## What you should do
Quote all of the data that follows exactly as written, skipping the images.

## Given data
★ ★ ★ ★ ★
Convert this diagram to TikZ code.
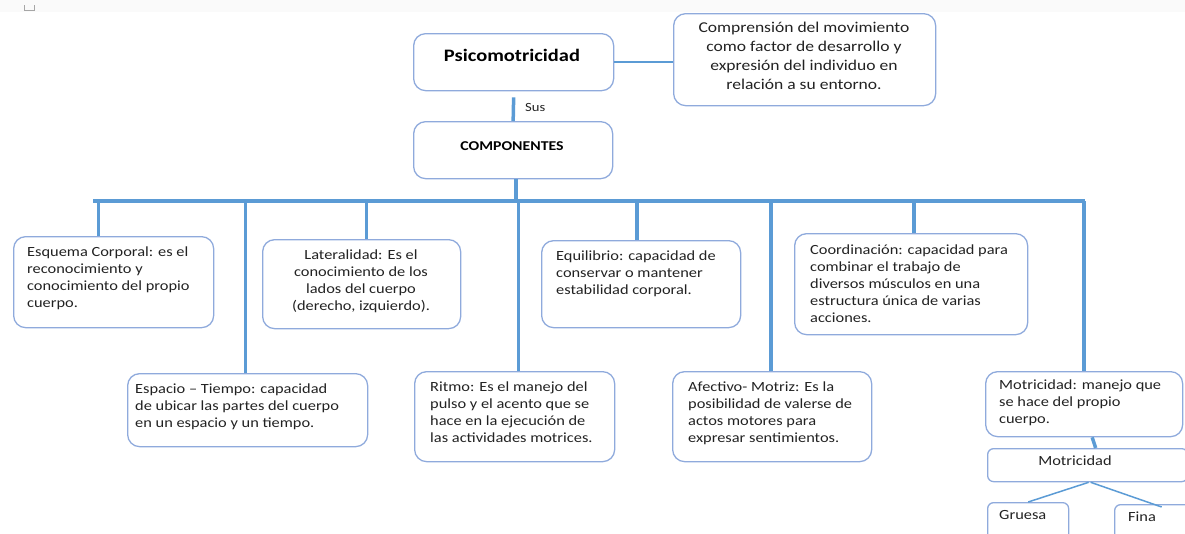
\documentclass[tikz,border=0pt]{standalone}
\usepackage{fontspec}
\setmainfont{Carlito}[FakeStretch=1.17]
\definecolor{boxc}{HTML}{8FAADC}
\definecolor{linec}{HTML}{5B9BD5}
\definecolor{txtc}{HTML}{222222}
\newcommand{\fsn}{\fontsize{14pt}{17pt}\selectfont}
\begin{document}
\begin{tikzpicture}[x=1pt,y=-1pt,
  box/.style={draw=boxc, line width=1.3pt, rounded corners=12pt, anchor=north west, inner sep=0pt},
  sbox/.style={draw=boxc, line width=1.3pt, rounded corners=6pt, anchor=north west, inner sep=0pt},
  conn/.style={draw=linec, line width=3.5pt},
  thin/.style={draw=linec, line width=1.5pt},
  txt/.style={anchor=north west, inner sep=0pt, align=left, font=\fsn, text=txtc},
  ctxt/.style={anchor=north, inner sep=0pt, align=center, font=\fsn, text=txtc}]
\useasboundingbox (0,0) rectangle (1185,533);
\clip (0,0) rectangle (1185,533);
\fill[black!2] (0,0) rectangle (1185,12);
\draw[black!35, line width=0.8pt] (24,5) -- (24,10) -- (34,10) -- (34,5);
% top boxes
\node[box, minimum width=200pt, minimum height=57pt] (psico) at (413,33) {};
\node[anchor=center, inner sep=0pt, font=\fontsize{17.5pt}{20pt}\selectfont\bfseries, text=black] (psicot) at (512,55) {Psicomotricidad};
\node[box, minimum width=262pt, minimum height=92pt] (compr) at (673,13) {};
\node[ctxt, font=\fontsize{15pt}{19pt}\selectfont] (comprt) at (804,22) {Comprensión del movimiento\\como factor de desarrollo y\\expresión del individuo en\\relación a su entorno.};
\node[box, minimum width=199pt, minimum height=57pt] (comp) at (413,121) {};
\node[anchor=center, inner sep=0pt, font=\fontsize{13.5pt}{15pt}\selectfont\bfseries, text=black] (compt) at (512,146) {COMPONENTES};
\draw[thin] (psico.east) -- (psico.east -| compr.west);
\draw[conn] ([yshift=-6pt]psico.south) -- (comp.north) node[pos=0.45, right=10pt, font=\fontsize{12.5pt}{14pt}\selectfont, text=txtc, inner sep=0pt] (sus) {Sus};
% bus
\coordinate (busL) at (93,201);
\coordinate (busR) at (1085,201);
\draw[conn] ([xshift=3pt]comp.south) -- ([xshift=3pt]comp.south |- busL);
\draw[conn] (busL) -- (busR);
% boxes
\node[box, minimum width=200pt, minimum height=91pt] (esq) at (13,236) {};
\node[txt] (esqt) at (27,247) {Esquema Corporal: es el\\reconocimiento y\\conocimiento del propio\\cuerpo.};
\node[box, minimum width=198pt, minimum height=89pt] (lat) at (262,239) {};
\node[ctxt] (latt) at (361,250) {Lateralidad: Es el\\conocimiento de los\\lados del cuerpo\\(derecho, izquierdo).};
\node[box, minimum width=240pt, minimum height=73pt] (esp) at (127,373) {};
\node[txt] (espt) at (135,384) {Espacio – Tiempo: capacidad\\de ubicar las partes del cuerpo\\en un espacio y un tiempo.};
\node[box, minimum width=200pt, minimum height=90pt] (rit) at (414,371) {};
\node[txt] (ritt) at (430,382) {Ritmo: Es el manejo del\\pulso y el acento que se\\hace en la ejecución de\\las actividades motrices.};
\node[box, minimum width=199pt, minimum height=87pt] (equ) at (541,240) {};
\node[txt] (equt) at (556,251) {Equilibrio: capacidad de\\conservar o mantener\\estabilidad corporal.};
\node[box, minimum width=199pt, minimum height=90pt] (afe) at (672,371) {};
\node[txt] (afet) at (688,382) {Afectivo- Motriz: Es la\\posibilidad de valerse de\\actos motores para\\expresar sentimientos.};
\node[box, minimum width=233pt, minimum height=101pt] (coo) at (794,233) {};
\node[txt] (coot) at (810,245) {Coordinación: capacidad para\\combinar el trabajo de\\diversos músculos en una\\estructura única de varias\\acciones.};
\node[box, minimum width=197pt, minimum height=65pt] (mot) at (985,371) {};
\node[txt] (mott) at (999,380) {Motricidad: manejo que\\se hace del propio\\cuerpo.};
\node[sbox, minimum width=200pt, minimum height=33pt] (mot2) at (987,448) {};
\node[anchor=center, inner sep=0pt, font=\fsn, text=txtc] (mot2t) at (1075,461) {Motricidad};
\node[sbox, minimum width=81pt, minimum height=45pt] (gru) at (987,502) {};
\node[txt] (grut) at (999,510) {Gruesa};
\node[sbox, minimum width=94pt, minimum height=45pt] (fin) at (1114,504) {};
\node[txt] (fint) at (1128,512) {Fina};
% drops
\draw[conn] ([xshift=-15pt]esq.north) -- ([xshift=-15pt]esq.north |- busL);
\draw[conn] ([xshift=-2pt]esp.north) -- ([xshift=-2pt]esp.north |- busL);
\draw[conn] ([xshift=5pt]lat.north) -- ([xshift=5pt]lat.north |- busL);
\draw[conn] ([xshift=4pt]rit.north) -- ([xshift=4pt]rit.north |- busL);
\draw[conn] ([xshift=-4pt]equ.north) -- ([xshift=-4pt]equ.north |- busL);
\draw[conn] ([xshift=-1pt]afe.north) -- ([xshift=-1pt]afe.north |- busL);
\draw[conn] ([xshift=3pt]coo.north) -- ([xshift=3pt]coo.north |- busL);
\draw[conn] (mot.north) -- (mot.north |- busL);
\draw[conn] ([xshift=8pt]mot.south) -- ([xshift=8pt]mot2.north);
\draw[thin] ([xshift=1pt]mot2.south) -- (gru.north);
\draw[thin] ([xshift=3pt]mot2.south) -- ([yshift=-3pt]fin.north);
\end{tikzpicture}
\end{document}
★ ★ ★ ★ ★
## Task output
Convert this diagram to TikZ code.
\documentclass[tikz,border=0pt]{standalone}
\usepackage{fontspec}
\setmainfont{Carlito}[FakeStretch=1.17]
\definecolor{boxc}{HTML}{8FAADC}
\definecolor{linec}{HTML}{5B9BD5}
\definecolor{txtc}{HTML}{222222}
\newcommand{\fsn}{\fontsize{14pt}{17pt}\selectfont}
\begin{document}
\begin{tikzpicture}[x=1pt,y=-1pt,
  box/.style={draw=boxc, line width=1.3pt, rounded corners=12pt, anchor=north west, inner sep=0pt},
  sbox/.style={draw=boxc, line width=1.3pt, rounded corners=6pt, anchor=north west, inner sep=0pt},
  conn/.style={draw=linec, line width=3.5pt},
  thin/.style={draw=linec, line width=1.5pt},
  txt/.style={anchor=north west, inner sep=0pt, align=left, font=\fsn, text=txtc},
  ctxt/.style={anchor=north, inner sep=0pt, align=center, font=\fsn, text=txtc}]
\useasboundingbox (0,0) rectangle (1185,533);
\clip (0,0) rectangle (1185,533);
\fill[black!2] (0,0) rectangle (1185,12);
\draw[black!35, line width=0.8pt] (24,5) -- (24,10) -- (34,10) -- (34,5);
% top boxes
\node[box, minimum width=200pt, minimum height=57pt] (psico) at (413,33) {};
\node[anchor=center, inner sep=0pt, font=\fontsize{17.5pt}{20pt}\selectfont\bfseries, text=black] (psicot) at (512,55) {Psicomotricidad};
\node[box, minimum width=262pt, minimum height=92pt] (compr) at (673,13) {};
\node[ctxt, font=\fontsize{15pt}{19pt}\selectfont] (comprt) at (804,22) {Comprensión del movimiento\\como factor de desarrollo y\\expresión del individuo en\\relación a su entorno.};
\node[box, minimum width=199pt, minimum height=57pt] (comp) at (413,121) {};
\node[anchor=center, inner sep=0pt, font=\fontsize{13.5pt}{15pt}\selectfont\bfseries, text=black] (compt) at (512,146) {COMPONENTES};
\draw[thin] (psico.east) -- (psico.east -| compr.west);
\draw[conn] ([yshift=-6pt]psico.south) -- (comp.north) node[pos=0.45, right=10pt, font=\fontsize{12.5pt}{14pt}\selectfont, text=txtc, inner sep=0pt] (sus) {Sus};
% bus
\coordinate (busL) at (93,201);
\coordinate (busR) at (1085,201);
\draw[conn] ([xshift=3pt]comp.south) -- ([xshift=3pt]comp.south |- busL);
\draw[conn] (busL) -- (busR);
% boxes
\node[box, minimum width=200pt, minimum height=91pt] (esq) at (13,236) {};
\node[txt] (esqt) at (27,247) {Esquema Corporal: es el\\reconocimiento y\\conocimiento del propio\\cuerpo.};
\node[box, minimum width=198pt, minimum height=89pt] (lat) at (262,239) {};
\node[ctxt] (latt) at (361,250) {Lateralidad: Es el\\conocimiento de los\\lados del cuerpo\\(derecho, izquierdo).};
\node[box, minimum width=240pt, minimum height=73pt] (esp) at (127,373) {};
\node[txt] (espt) at (135,384) {Espacio – Tiempo: capacidad\\de ubicar las partes del cuerpo\\en un espacio y un tiempo.};
\node[box, minimum width=200pt, minimum height=90pt] (rit) at (414,371) {};
\node[txt] (ritt) at (430,382) {Ritmo: Es el manejo del\\pulso y el acento que se\\hace en la ejecución de\\las actividades motrices.};
\node[box, minimum width=199pt, minimum height=87pt] (equ) at (541,240) {};
\node[txt] (equt) at (556,251) {Equilibrio: capacidad de\\conservar o mantener\\estabilidad corporal.};
\node[box, minimum width=199pt, minimum height=90pt] (afe) at (672,371) {};
\node[txt] (afet) at (688,382) {Afectivo- Motriz: Es la\\posibilidad de valerse de\\actos motores para\\expresar sentimientos.};
\node[box, minimum width=233pt, minimum height=101pt] (coo) at (794,233) {};
\node[txt] (coot) at (810,245) {Coordinación: capacidad para\\combinar el trabajo de\\diversos músculos en una\\estructura única de varias\\acciones.};
\node[box, minimum width=197pt, minimum height=65pt] (mot) at (985,371) {};
\node[txt] (mott) at (999,380) {Motricidad: manejo que\\se hace del propio\\cuerpo.};
\node[sbox, minimum width=200pt, minimum height=33pt] (mot2) at (987,448) {};
\node[anchor=center, inner sep=0pt, font=\fsn, text=txtc] (mot2t) at (1075,461) {Motricidad};
\node[sbox, minimum width=81pt, minimum height=45pt] (gru) at (987,502) {};
\node[txt] (grut) at (999,510) {Gruesa};
\node[sbox, minimum width=94pt, minimum height=45pt] (fin) at (1114,504) {};
\node[txt] (fint) at (1128,512) {Fina};
% drops
\draw[conn] ([xshift=-15pt]esq.north) -- ([xshift=-15pt]esq.north |- busL);
\draw[conn] ([xshift=-2pt]esp.north) -- ([xshift=-2pt]esp.north |- busL);
\draw[conn] ([xshift=5pt]lat.north) -- ([xshift=5pt]lat.north |- busL);
\draw[conn] ([xshift=4pt]rit.north) -- ([xshift=4pt]rit.north |- busL);
\draw[conn] ([xshift=-4pt]equ.north) -- ([xshift=-4pt]equ.north |- busL);
\draw[conn] ([xshift=-1pt]afe.north) -- ([xshift=-1pt]afe.north |- busL);
\draw[conn] ([xshift=3pt]coo.north) -- ([xshift=3pt]coo.north |- busL);
\draw[conn] (mot.north) -- (mot.north |- busL);
\draw[conn] ([xshift=8pt]mot.south) -- ([xshift=8pt]mot2.north);
\draw[thin] ([xshift=1pt]mot2.south) -- (gru.north);
\draw[thin] ([xshift=3pt]mot2.south) -- ([yshift=-3pt]fin.north);
\end{tikzpicture}
\end{document}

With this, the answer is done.